The British Residency in Lucknow, now an eerie but preserved ruin in that bustling Indian city, was put under a murderous siege, and almost on the point of starvation, the soldiers and families in the Residency were saved by a relief column of mainly Scottish soldiers.

A popular publication of the day told a highly coloured tale of Jessie Brown, the wife of a slain soldier at the Residency, suddenly hearing the pipes of the relief some miles away and urging the defenders to hang on.

It was an oft-told tale.
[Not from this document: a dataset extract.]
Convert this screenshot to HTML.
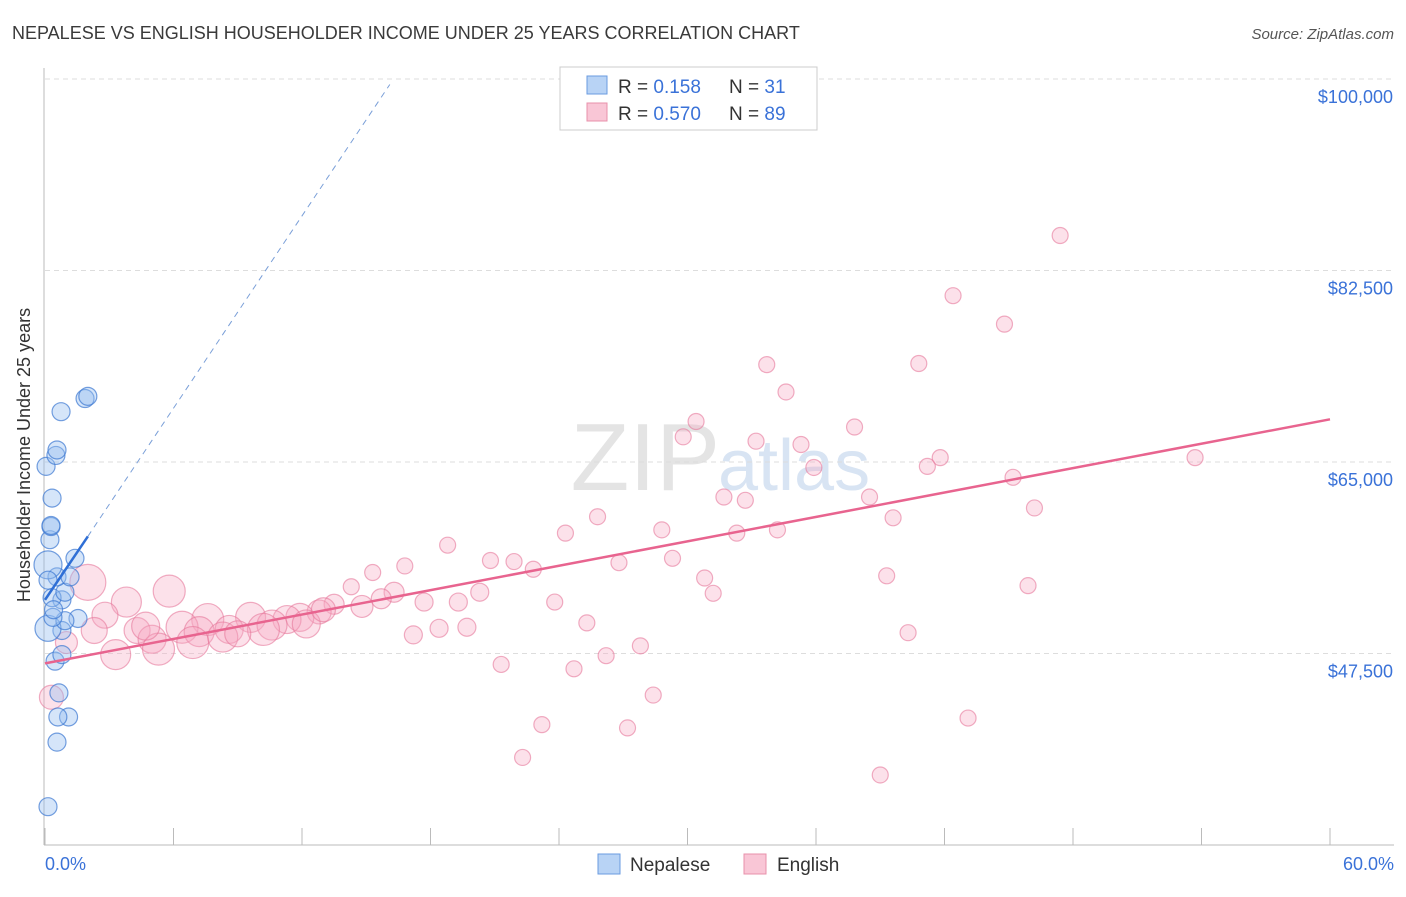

As Herald reader Mary Clark told me: “Any readers of my years - late seventies - who were taught in even the smallest Scottish school will remember the picture of Jessie Brown standing on the ramparts amid the dead and wounded of Lucknow shouting, ‘Can ye no’ hear them? It’s the Highlanders! The Campbells are coming!’

“When Lucknow was relieved has faded into the mists of time, but Jessie and, ‘The pipes, the pipes!’ will be with me for ever. My blood stirs yet at the memory.”

And then I heard from Billy Gold, owner of the Hielan Jessie bar on Gallowgate, named after our Lucknow heroine. I had never thought about it before, but the names Barrack Street and Armour Street leading off the Gallowgate tells of a military past largely forgotten.

The first barracks built in Glasgow were put there in 1795 and could accommodate up to 1000 men. It seems the authorities liked having troops on hand in Glasgow in case the locals got a bit unruly.

It is claimed though that there were too many women of questionable morals in the Gallowgate area as well as vile drinking dens selling an almost poisonous form of whisky, and it was decided less than a hundred years later to move the barracks to new quarters on Maryhill Road.

The site became a railway goods depot, then derelict, and is now the site of a Morrison’s supermarket.

Gallowgate itself, no longer a haven for women of easy virtue, has though been a street known for its pubs. Writer John Gorevan who researched the history, says: “There were 86 pubs from Glasgow Cross to Parkhead Cross which meant there were more pubs on this stretch of road than any other in the city, and possibly the entire country.”

There are not so many now of course, and as I say, one of the most welcoming now is the Hielan Jessie, across from the old barracks site. The building itself is one of the oldest in the area, and used to be the Regal Bar before Billy’s dad took it over, extended it and renamed it.

The story of Jessie’s involvement in Lucknow have varied sometimes, either she heard the pipes were coming or merely dreamt it.

In fact there was a heated debate as to whether it was just a myth but The Spectator magazine no less, in 1890, came out with a detailed story backing the fact the Jessie Brown really did hear the pipes of the relief column.

Billy at the Hielan Jessie pub tells me: “After Lucknow, Jessie became a Victorian heroine and was immortalised by famous artists. But her husband Corporal Brown, was killed in the siege, so although she returned to the barracks as a heroine, she was eventually told, ‘You’ll need to move out as your man’s deid’.”

The story goes that she then ran her own bar on the Gallowgate where she proved a popular character with the soldiers.

Mary Clark’s tale of hearing about Jessie at school also rang a bell with Billy who told me: “In my class at Cumbernauld High in the early seventies was a fellow pupil called Jessie Brown who our history teacher gave a big riddy by asking her to stand in front of the class while he recounted the story of Jessie’s courage.”

Another thought on the Gallowgate, which runs east from Glasgow Cross. I told Billy I had never been in his pub before. He mused: “It’s like there is an invisible glass wall at Glasgow Cross. Folk from the west end will go to the Merchant City but they think twice about crossing the High Street and the Saltmarket over to the Gallowgate.”

Indeed there is much to like about the area other than the Barrowlands Ballroom. St Luke’s is a magnificent converted church off the Gallowgate putting on music events, and serving food and drink in the most stylish of surroundings. Perhaps its time folk in Glasgow thought about old Jessie, and marched on the Gallowgate.